I have a Jetson AGX Orin Dev kit on jetpack 6.0 (ubuntu 22.04) and I’m trying to get ollama running on it. It works fine in CPU mode but when switching to use GPU it runs into a timeout error. I get this same error consistently whether running in a container or as a daemon service.
I’m wondering if I should downgrade to Jetpack 5.1.x as I’ve seen posts where people say that it can run both natively and in jetson-containers.
another thing i’ll add, is that you’ll notice from the nvidia-smi i’m running cuda 12.2 yet the jetson container is using v11. Considering its a container maybe this doesn’t matter, but wanted to note the mismatch time=2024-07-29T13:46:52.397Z level=INFO source=payload.go:44 msg="Dynamic LLM libraries [cpu cuda_v11]"

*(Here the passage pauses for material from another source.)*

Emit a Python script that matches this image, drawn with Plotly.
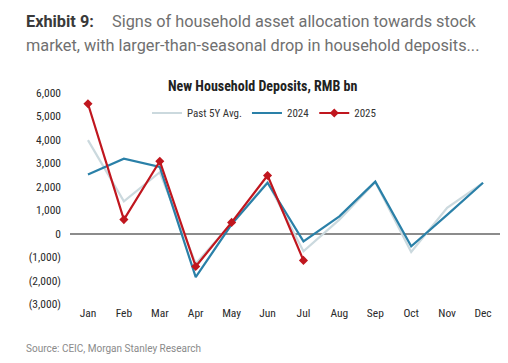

Hi @apps11, the log shows you are running ollama/ollama:latest, not the one from jetson-containers. Can you try running dustynv/ollama:r36.3.0 instead?
Ok interesting! Yes, that must be because autotag looks in your docker images for containers with matching names, and yea it found ollama/ollama - sorry about that haha.
llama.cpp is not bad to install standalone, ollama I heard could work with their binaries. I would not downgrade back to JP5, if for none other than a lot of ML stuff is on Python 3.10 now.
Encountered a similar issue running ollama on an AGX Xavier. Compiling ollama (0.3.1) natively and setting CMAKE_CUDA_ARCHITECTURES="72" resolved the problem.